I actually stated in my post that Linux lets you overcommit but neither Windows nor Unix (Solaris for sure, have used that often enough) ;)
And till 2.5 or something like that, that flag didn't exist, not sure when they added it exactly.

AFAIK there's no userland API for direct pagefile usage, so old applications can't use the pagefile, they just allocate and let the kernel decide where the backing store comes from.
Don't ask me what exactly they're doing, but there are old applications that will BSOD without a page file, unimportant how much unused memory you've got lying around and even a 256mb page file will stop them from doing that. So not sure what they're doing, but there's a hack for everything I assume. They probably thought they were especially clever~


Yea and ESX lets you do just that. You can tell a VM it's got 10G of memory but have ESX allocate 6G of that from it's swap and only 4G from memory. With a Linux host I don't think there's anyway to control where the memory comes from like that.

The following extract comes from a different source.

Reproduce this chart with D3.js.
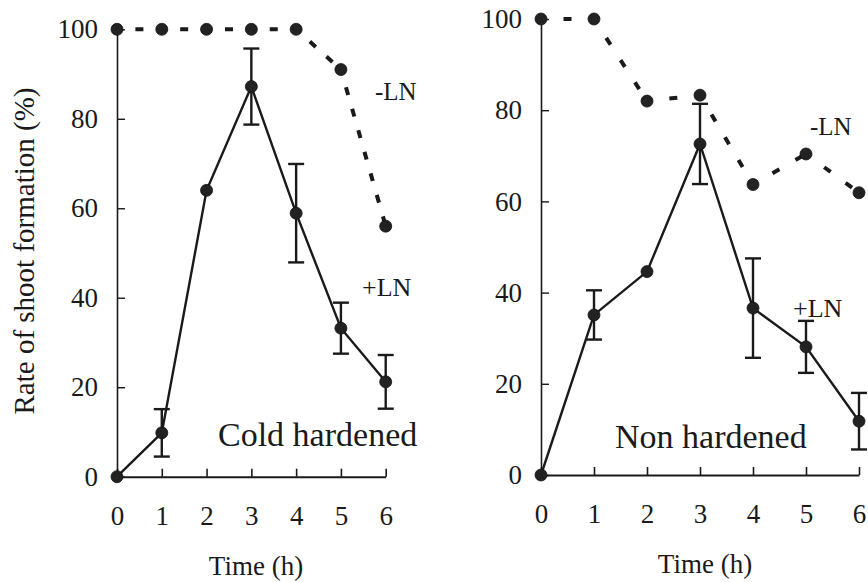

Although it still seems like a bad idea for production hosts.
Yeah the better Hypervisors support overcommitting for such scenarios where it's maybe useful (I'm rather sure MS doesn't but you can probably argue if they're in the "better hypervisor" group anyways ;) )
Not the VM guy, but it seems like a feature many people want and it seems kinda useful for lots of small mostly idle VMs.. though I've got to agree I wouldn't want the OOM Killer starting to kill processes on a production server.